Clonal Evolution and Lack of BCR-ABL1 Mutations in Pediatric Ph+ ALL Patients Resistant/Refractory to Imatinib Treatment

Philadelphia positive acute lymphoblastic leukemia (Ph+ ALL) is characterized by the translocation t(9;22), resulting in the BCR-ABL1 fusion gene. It occurs in 2-3% of pediatric ALL and is associated with poor prognosis. Despite the introduction of tyrosine kinase inhibitors (TKIs), such as Imatinib, resulting in a significant increase in the cure rate, a consistent number of patients show resistance to treatment and subsequently relapse. In an adult cohort, more than 70% of relapses during TKI treatment involve selection of tyrosine kinase domain (TKD) mutations.

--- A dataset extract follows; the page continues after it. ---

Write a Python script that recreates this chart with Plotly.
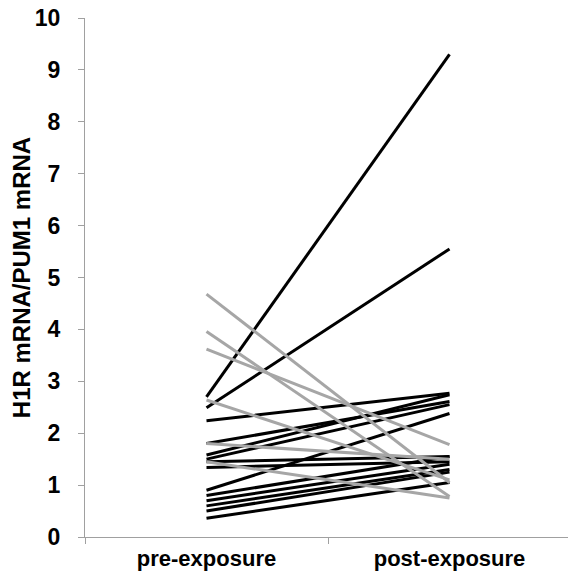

In order to better understand the mechanism of Imatinib resistance in pediatric Ph+ ALL, we selected as our cohort a subgroup of patients treated with Imatinib on top of chemotherapy, according to the EsPhALL clinical trial and enrolled in Italy from January 2004 to December 2014 by the AIEOP study group. Patients (n=10) either didn't achieve remission or experienced early relapse by the end of 2014. Patients' samples have been screened for mutations in the ABL1 tyrosine kinase domain (TKD). Nine out of ten BM samples collected at relapse showed wild type TKD. Accordingly, no subsequent relapses showed the appearance of an ABL1 mutated clone. Only one patient carried the tyrosine 243 to phenylalanine substitution (Y253F) at the first and second relapses, but not at diagnosis, demonstrating the expansion of a resistant minor clone at diagnosis, following TKI treatment.

In addition, we monitored the BCR-ABL1 transcript level by RQ-PCR at diagnosis, relapse and multiple follow up points. In nine out of ten patients the expression of BCR-ABL1 was highly positive at the time of the relapse, and in five out of six cases the increase of the transcript level was predictive of a subsequent clinical relapse.

Moreover, we investigated the cooperative copy number alterations by MLPA analysis in 6 matched diagnosis and relapse(s) samples. MLPA data showed a heterogeneous scenario of clonal evolution. In three patients, the relapse clone shared only a minor genetic identity with the predominant clone at diagnosis and wasn't the product of its direct evolution. In one case, the clone at relapse was identical to that at diagnosis, while in two cases the predominant clone at relapse was the product of the direct clonal evolution of the main clone at diagnosis. In 4 cases, the dynamics of clonal evolution were confirmed by the analyses of the IG/TCR rearrangements.

In conclusion, our data depict a very different scenario of resistance in childhood Ph+ ALL compared to the adult cohort. Indeed, Imatinib resistance doesn't seem to be dependent on ABL1 mutations in pediatric Ph+ ALL. Moreover, the MLPA results contribute to the description of clonal heterogeneity in Ph+ ALL, and may partially explain the different response to treatment.